7 A-3026-13T4 There is now no ruling we can make or remedy we can impose that
would have any impact on the trial court proceedings.
Greenfield v. N.J. Dep't of Corr., 382 N.J. Super. 254, 257-58
(App. Div. 2006). The equipment was obtained and provided by
the County and presumably utilized by defendants. Whether we
believe that was a correct or incorrect determination will have
no practical bearing on these parties. N.J. Div. of Youth &
Family Servs. v. A.P., 408 N.J. Super. 252, 261 (App. Div.
2009). Accordingly, the consolidated appeals will be dismissed.
We would add one further comment so there is no confusion
about the future impact of the trial court orders. The judge's
decision appears to place, in the first instance, the financial
burden for the necessary equipment on the County, but we discern
from the record that the judge did not necessarily resolve the
dispute between the County and the Public Defender as to the
ultimate burden for these costs. There is no order that denies
the County's cross-motion for reimbursement from the Public
Defender; as a result, the issue went undecided for purposes of
appellate review.
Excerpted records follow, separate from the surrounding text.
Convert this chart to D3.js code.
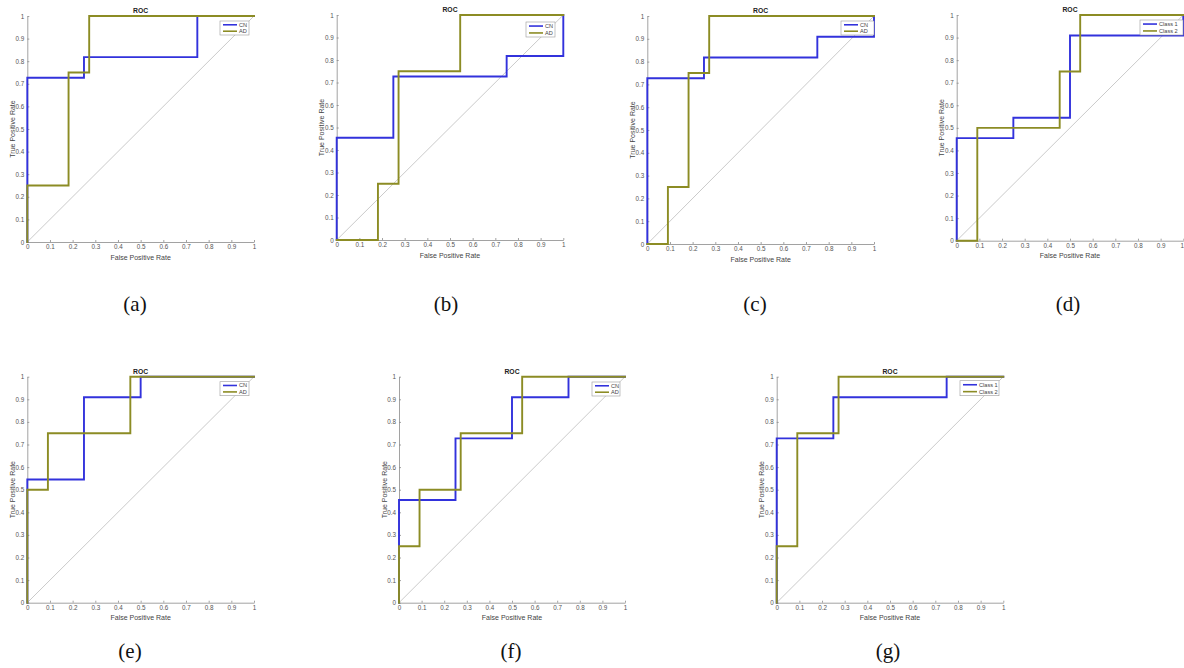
<!DOCTYPE html>
<html>
<head>
<meta charset="utf-8">
<script src="https://cdn.jsdelivr.net/npm/d3@7"></script>
<style>
  html, body { margin: 0; padding: 0; background: #fff; }
  svg { display: block; }
</style>
</head>
<body>
<svg id="chart" width="1184" height="668"></svg>
<script>
// ---------- data ----------
const tickValues = [0, 0.1, 0.2, 0.3, 0.4, 0.5, 0.6, 0.7, 0.8, 0.9, 1];
const tickLabels = ["0", "0.1", "0.2", "0.3", "0.4", "0.5", "0.6", "0.7", "0.8", "0.9", "1"];
const panelCaptions = ["(a)", "(b)", "(c)", "(d)", "(e)", "(f)", "(g)"];
const seriesNamesCN = ["CN", "AD"];
const seriesNamesClass = ["Class 1", "Class 2"];
const diagonal = [[0, 0], [1, 1]];

// each: [FPR, TPR]
const aCN = [[0,0],[0,0.727],[0.25,0.727],[0.25,0.818],[0.75,0.818],[0.75,1],[1,1]];
const aAD = [[0,0],[0,0.25],[0.182,0.25],[0.182,0.75],[0.273,0.75],[0.273,1],[1,1]];

const bCN = [[0,0],[0,0.4545],[0.25,0.4545],[0.25,0.727],[0.75,0.727],[0.75,0.818],[1,0.818],[1,1]];
const bAD = [[0,0],[0.182,0],[0.182,0.25],[0.273,0.25],[0.273,0.75],[0.545,0.75],[0.545,1],[1,1]];

const cCN = [[0,0],[0,0.727],[0.25,0.727],[0.25,0.818],[0.75,0.818],[0.75,0.909],[1,0.909],[1,1]];
const cAD = [[0,0],[0.0909,0],[0.0909,0.25],[0.182,0.25],[0.182,0.75],[0.273,0.75],[0.273,1],[1,1]];

const dC1 = [[0,0],[0,0.4545],[0.25,0.4545],[0.25,0.545],[0.5,0.545],[0.5,0.909],[1,0.909],[1,1]];
const dC2 = [[0,0],[0.0909,0],[0.0909,0.5],[0.4545,0.5],[0.4545,0.75],[0.545,0.75],[0.545,1],[1,1]];

const eCN = [[0,0],[0,0.545],[0.25,0.545],[0.25,0.909],[0.5,0.909],[0.5,1],[1,1]];
const eAD = [[0,0],[0,0.5],[0.0909,0.5],[0.0909,0.75],[0.4545,0.75],[0.4545,1],[1,1]];

const fCN = [[0,0],[0,0.4545],[0.25,0.4545],[0.25,0.727],[0.5,0.727],[0.5,0.909],[0.75,0.909],[0.75,1],[1,1]];
const fAD = [[0,0],[0,0.25],[0.0909,0.25],[0.0909,0.5],[0.273,0.5],[0.273,0.75],[0.545,0.75],[0.545,1],[1,1]];

const gC1 = [[0,0],[0,0.727],[0.25,0.727],[0.25,0.909],[0.75,0.909],[0.75,1],[1,1]];
const gC2 = [[0,0],[0,0.25],[0.0909,0.25],[0.0909,0.75],[0.273,0.75],[0.273,1],[1,1]];

const panelSeries = [[aCN, aAD], [bCN, bAD], [cCN, cAD], [dC1, dC2], [eCN, eAD], [fCN, fAD], [gC1, gC2]];
const panelNames = [seriesNamesCN, seriesNamesCN, seriesNamesCN, seriesNamesClass, seriesNamesCN, seriesNamesCN, seriesNamesClass];

// ---------- layout (pixel geometry) ----------
const layout = [
  { x0: 27.3,  x1: 254,    y0: 242,   y1: 16,    leg: [220, 21, 29, 14],   cap: [135, 304] },
  { x0: 336.7, x1: 563.3,  y0: 240,   y1: 15,    leg: [526, 22, 29, 15],   cap: [446, 304] },
  { x0: 647.3, x1: 874,    y0: 244,   y1: 16,    leg: [841, 21, 33, 14],   cap: [755, 304] },
  { x0: 956.7, x1: 1183.3, y0: 240.7, y1: 15,    leg: [1140, 20, 43, 15],  cap: [1068, 304] },
  { x0: 27.3,  x1: 254,    y0: 602.7, y1: 376.7, leg: [220, 381.7, 29, 14], cap: [130, 651] },
  { x0: 399,   x1: 625,    y0: 602.7, y1: 376.7, leg: [592, 382, 28, 14],  cap: [511, 651] },
  { x0: 776.7, x1: 1003.3, y0: 602.7, y1: 376.7, leg: [960, 380.7, 39, 15], cap: [888, 651] }
];

const colors = ["#3232dc", "#8c8c24"];
const svg = d3.select("#chart");
const font = "'Liberation Sans', Arial, Helvetica, sans-serif";
const W = 1184;

layout.forEach((L, i) => {
  const x = d3.scaleLinear().domain([0, 1]).range([L.x0, L.x1]);
  const y = d3.scaleLinear().domain([0, 1]).range([L.y0, L.y1]);
  const g = svg.append("g");

  const fmt = d => tickLabels[tickValues.indexOf(d)];

  const xAxis = g.append("g").attr("transform", `translate(0,${L.y0})`)
    .call(d3.axisBottom(x).tickValues(tickValues).tickFormat(fmt).tickSizeInner(-2).tickSizeOuter(0).tickPadding(3));
  const yAxis = g.append("g").attr("transform", `translate(${L.x0},0)`)
    .call(d3.axisLeft(y).tickValues(tickValues).tickFormat(fmt).tickSizeInner(-2).tickSizeOuter(0).tickPadding(3));
  [xAxis, yAxis].forEach(a => {
    a.select(".domain").attr("stroke", "#8a8a8a").attr("stroke-width", 0.8);
    a.selectAll(".tick line").attr("stroke", "#8a8a8a").attr("stroke-width", 0.8);
    a.selectAll(".tick text").attr("fill", "#555").attr("font-size", 6.3).attr("font-family", font);
  });
  // keep a label that would run past the page edge inside it
  xAxis.selectAll(".tick text").each(function (d) {
    if (x(d) + 3 > W) d3.select(this).attr("text-anchor", "end").attr("x", W - 0.5 - x(d));
  });

  // diagonal
  const line = d3.line().x(d => x(d[0])).y(d => y(d[1]));
  g.append("path").datum(diagonal).attr("d", line)
    .attr("fill", "none").attr("stroke", "#c4c4c4").attr("stroke-width", 0.9);

  // series
  panelSeries[i].forEach((s, k) => {
    g.append("path").datum(s).attr("d", line)
      .attr("fill", "none").attr("stroke", colors[k]).attr("stroke-width", 1.9)
      .attr("stroke-linejoin", "miter").attr("stroke-linecap", "square");
  });

  // title
  g.append("text").attr("x", (L.x0 + L.x1) / 2).attr("y", L.y1 - 3)
    .attr("text-anchor", "middle").attr("font-family", font).attr("font-weight", "bold")
    .attr("font-size", 6.8).attr("fill", "#222").text("ROC");

  // axis labels
  g.append("text").attr("x", (L.x0 + L.x1) / 2).attr("y", L.y0 + 17.5)
    .attr("text-anchor", "middle").attr("font-family", font)
    .attr("font-size", 7).attr("fill", "#444").text("False Positive Rate");
  g.append("text")
    .attr("transform", `translate(${L.x0 - 12.5},${(L.y0 + L.y1) / 2}) rotate(-90)`)
    .attr("text-anchor", "middle").attr("font-family", font)
    .attr("font-size", 7).attr("fill", "#444").text("True Positive Rate");

  // legend
  const [lx, ly, lw, lh] = L.leg;
  const lg = g.append("g");
  lg.append("rect").attr("x", lx).attr("y", ly).attr("width", lw).attr("height", lh)
    .attr("fill", "#fff").attr("stroke", "#9a9a9a").attr("stroke-width", 0.6);
  panelNames[i].forEach((name, k) => {
    const ry = ly + lh * (0.27 + 0.46 * k);
    lg.append("line").attr("x1", lx + 3).attr("x2", lx + 17).attr("y1", ry).attr("y2", ry)
      .attr("stroke", colors[k]).attr("stroke-width", 1.6);
    lg.append("text").attr("x", lx + 19).attr("y", ry).attr("dy", "0.35em")
      .attr("font-family", font).attr("font-size", 5.6).attr("fill", "#444").text(name);
  });

  // caption
  svg.append("text").attr("x", L.cap[0]).attr("y", L.cap[1]).attr("dy", "0.35em")
    .attr("text-anchor", "middle").attr("font-family", "'Liberation Serif', 'Times New Roman', serif")
    .attr("font-size", 21).attr("fill", "#111").text(panelCaptions[i]);
});
</script>
</body>
</html>
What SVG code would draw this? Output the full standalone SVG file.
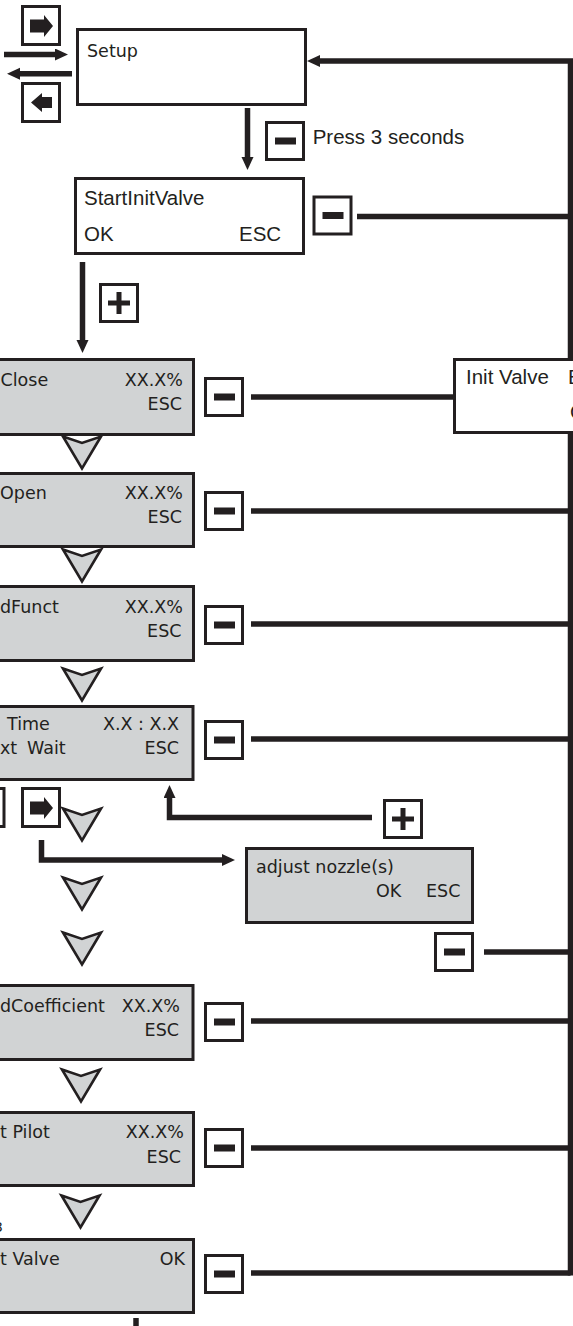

See Hughes v. Eisner, 8 N.J. 228, 229 (1951)
(observing that "[a]ppeals are taken from judgments and not from
opinions" and, therefore, a reviewing court will not consider an
appellant's "dissatisfaction" with a lower court's opinion).
Moreover, even if we viewed the decision as sufficient to
8 A-3026-13T4 trigger appellate review and even if that decision could be
interpreted as resolving the question of interest, we agree with
the County that the flawed framework upon which this matter has
proceeded has precluded a full and fair exposition of the issues
and the parties' arguments. We consequently conclude that the
County's claim for indemnification from the Public Defender may
be pursued in a subsequent civil action unaffected by any issue
or claim preclusion defense the Public Defender or anyone else
may assert.
The consolidated appeals are dismissed as moot.